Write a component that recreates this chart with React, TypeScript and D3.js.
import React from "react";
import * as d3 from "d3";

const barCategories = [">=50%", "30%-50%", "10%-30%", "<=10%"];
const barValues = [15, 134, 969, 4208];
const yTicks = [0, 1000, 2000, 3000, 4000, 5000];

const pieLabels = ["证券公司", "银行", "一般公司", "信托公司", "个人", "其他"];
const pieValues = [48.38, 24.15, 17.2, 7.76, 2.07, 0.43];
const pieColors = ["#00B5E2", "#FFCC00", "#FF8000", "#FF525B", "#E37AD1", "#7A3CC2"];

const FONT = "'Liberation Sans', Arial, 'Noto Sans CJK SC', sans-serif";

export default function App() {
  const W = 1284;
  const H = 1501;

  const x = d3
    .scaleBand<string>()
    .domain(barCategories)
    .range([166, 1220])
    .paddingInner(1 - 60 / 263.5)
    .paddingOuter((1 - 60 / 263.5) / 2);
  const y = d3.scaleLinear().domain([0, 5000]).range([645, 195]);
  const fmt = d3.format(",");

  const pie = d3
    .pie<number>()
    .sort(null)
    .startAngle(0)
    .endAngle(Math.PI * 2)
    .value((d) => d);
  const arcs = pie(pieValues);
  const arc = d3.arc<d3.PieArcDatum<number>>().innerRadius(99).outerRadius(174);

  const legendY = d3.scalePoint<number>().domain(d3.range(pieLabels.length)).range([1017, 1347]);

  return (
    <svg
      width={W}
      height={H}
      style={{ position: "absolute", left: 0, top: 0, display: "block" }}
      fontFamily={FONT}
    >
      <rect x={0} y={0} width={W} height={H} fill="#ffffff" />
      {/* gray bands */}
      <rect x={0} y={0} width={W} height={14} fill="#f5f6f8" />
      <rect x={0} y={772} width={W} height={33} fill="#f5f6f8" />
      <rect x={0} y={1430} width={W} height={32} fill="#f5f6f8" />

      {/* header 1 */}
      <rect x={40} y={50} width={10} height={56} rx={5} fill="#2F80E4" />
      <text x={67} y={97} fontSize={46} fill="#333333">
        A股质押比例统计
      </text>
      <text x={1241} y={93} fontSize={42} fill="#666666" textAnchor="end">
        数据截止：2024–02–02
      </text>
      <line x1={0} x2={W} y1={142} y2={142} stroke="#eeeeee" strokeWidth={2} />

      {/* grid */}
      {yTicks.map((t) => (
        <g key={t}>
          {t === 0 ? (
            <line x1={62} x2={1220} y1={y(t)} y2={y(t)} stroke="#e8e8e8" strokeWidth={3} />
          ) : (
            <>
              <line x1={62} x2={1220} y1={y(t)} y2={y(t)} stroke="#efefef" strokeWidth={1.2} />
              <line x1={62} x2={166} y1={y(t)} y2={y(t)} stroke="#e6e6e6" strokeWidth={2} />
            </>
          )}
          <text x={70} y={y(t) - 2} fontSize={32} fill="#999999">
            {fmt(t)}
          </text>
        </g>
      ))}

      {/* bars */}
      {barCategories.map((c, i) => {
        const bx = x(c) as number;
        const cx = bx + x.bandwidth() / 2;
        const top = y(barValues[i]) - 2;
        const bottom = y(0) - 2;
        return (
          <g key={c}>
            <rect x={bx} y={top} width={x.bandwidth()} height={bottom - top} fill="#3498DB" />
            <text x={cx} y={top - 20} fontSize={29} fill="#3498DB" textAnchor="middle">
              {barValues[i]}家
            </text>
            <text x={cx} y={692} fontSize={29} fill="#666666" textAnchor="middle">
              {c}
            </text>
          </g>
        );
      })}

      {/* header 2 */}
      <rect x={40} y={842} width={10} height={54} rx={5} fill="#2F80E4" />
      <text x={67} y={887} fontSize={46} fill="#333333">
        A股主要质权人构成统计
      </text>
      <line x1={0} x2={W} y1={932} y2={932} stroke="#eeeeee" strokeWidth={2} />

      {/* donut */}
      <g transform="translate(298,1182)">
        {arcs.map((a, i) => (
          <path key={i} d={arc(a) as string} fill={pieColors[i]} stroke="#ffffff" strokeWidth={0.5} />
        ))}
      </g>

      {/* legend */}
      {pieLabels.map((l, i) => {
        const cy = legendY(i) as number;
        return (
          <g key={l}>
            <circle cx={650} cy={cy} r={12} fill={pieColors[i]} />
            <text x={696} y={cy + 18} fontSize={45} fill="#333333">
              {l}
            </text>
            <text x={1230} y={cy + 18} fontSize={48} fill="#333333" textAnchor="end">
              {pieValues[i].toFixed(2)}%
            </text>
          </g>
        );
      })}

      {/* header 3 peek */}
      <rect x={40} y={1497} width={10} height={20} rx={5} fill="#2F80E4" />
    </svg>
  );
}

════════════════════

Reproduce every line above without error.

### The response
Write a component that recreates this chart with React, TypeScript and D3.js.
import React from "react";
import * as d3 from "d3";

const barCategories = [">=50%", "30%-50%", "10%-30%", "<=10%"];
const barValues = [15, 134, 969, 4208];
const yTicks = [0, 1000, 2000, 3000, 4000, 5000];

const pieLabels = ["证券公司", "银行", "一般公司", "信托公司", "个人", "其他"];
const pieValues = [48.38, 24.15, 17.2, 7.76, 2.07, 0.43];
const pieColors = ["#00B5E2", "#FFCC00", "#FF8000", "#FF525B", "#E37AD1", "#7A3CC2"];

const FONT = "'Liberation Sans', Arial, 'Noto Sans CJK SC', sans-serif";

export default function App() {
  const W = 1284;
  const H = 1501;

  const x = d3
    .scaleBand<string>()
    .domain(barCategories)
    .range([166, 1220])
    .paddingInner(1 - 60 / 263.5)
    .paddingOuter((1 - 60 / 263.5) / 2);
  const y = d3.scaleLinear().domain([0, 5000]).range([645, 195]);
  const fmt = d3.format(",");

  const pie = d3
    .pie<number>()
    .sort(null)
    .startAngle(0)
    .endAngle(Math.PI * 2)
    .value((d) => d);
  const arcs = pie(pieValues);
  const arc = d3.arc<d3.PieArcDatum<number>>().innerRadius(99).outerRadius(174);

  const legendY = d3.scalePoint<number>().domain(d3.range(pieLabels.length)).range([1017, 1347]);

  return (
    <svg
      width={W}
      height={H}
      style={{ position: "absolute", left: 0, top: 0, display: "block" }}
      fontFamily={FONT}
    >
      <rect x={0} y={0} width={W} height={H} fill="#ffffff" />
      {/* gray bands */}
      <rect x={0} y={0} width={W} height={14} fill="#f5f6f8" />
      <rect x={0} y={772} width={W} height={33} fill="#f5f6f8" />
      <rect x={0} y={1430} width={W} height={32} fill="#f5f6f8" />

      {/* header 1 */}
      <rect x={40} y={50} width={10} height={56} rx={5} fill="#2F80E4" />
      <text x={67} y={97} fontSize={46} fill="#333333">
        A股质押比例统计
      </text>
      <text x={1241} y={93} fontSize={42} fill="#666666" textAnchor="end">
        数据截止：2024–02–02
      </text>
      <line x1={0} x2={W} y1={142} y2={142} stroke="#eeeeee" strokeWidth={2} />

      {/* grid */}
      {yTicks.map((t) => (
        <g key={t}>
          {t === 0 ? (
            <line x1={62} x2={1220} y1={y(t)} y2={y(t)} stroke="#e8e8e8" strokeWidth={3} />
          ) : (
            <>
              <line x1={62} x2={1220} y1={y(t)} y2={y(t)} stroke="#efefef" strokeWidth={1.2} />
              <line x1={62} x2={166} y1={y(t)} y2={y(t)} stroke="#e6e6e6" strokeWidth={2} />
            </>
          )}
          <text x={70} y={y(t) - 2} fontSize={32} fill="#999999">
            {fmt(t)}
          </text>
        </g>
      ))}

      {/* bars */}
      {barCategories.map((c, i) => {
        const bx = x(c) as number;
        const cx = bx + x.bandwidth() / 2;
        const top = y(barValues[i]) - 2;
        const bottom = y(0) - 2;
        return (
          <g key={c}>
            <rect x={bx} y={top} width={x.bandwidth()} height={bottom - top} fill="#3498DB" />
            <text x={cx} y={top - 20} fontSize={29} fill="#3498DB" textAnchor="middle">
              {barValues[i]}家
            </text>
            <text x={cx} y={692} fontSize={29} fill="#666666" textAnchor="middle">
              {c}
            </text>
          </g>
        );
      })}

      {/* header 2 */}
      <rect x={40} y={842} width={10} height={54} rx={5} fill="#2F80E4" />
      <text x={67} y={887} fontSize={46} fill="#333333">
        A股主要质权人构成统计
      </text>
      <line x1={0} x2={W} y1={932} y2={932} stroke="#eeeeee" strokeWidth={2} />

      {/* donut */}
      <g transform="translate(298,1182)">
        {arcs.map((a, i) => (
          <path key={i} d={arc(a) as string} fill={pieColors[i]} stroke="#ffffff" strokeWidth={0.5} />
        ))}
      </g>

      {/* legend */}
      {pieLabels.map((l, i) => {
        const cy = legendY(i) as number;
        return (
          <g key={l}>
            <circle cx={650} cy={cy} r={12} fill={pieColors[i]} />
            <text x={696} y={cy + 18} fontSize={45} fill="#333333">
              {l}
            </text>
            <text x={1230} y={cy + 18} fontSize={48} fill="#333333" textAnchor="end">
              {pieValues[i].toFixed(2)}%
            </text>
          </g>
        );
      })}

      {/* header 3 peek */}
      <rect x={40} y={1497} width={10} height={20} rx={5} fill="#2F80E4" />
    </svg>
  );
}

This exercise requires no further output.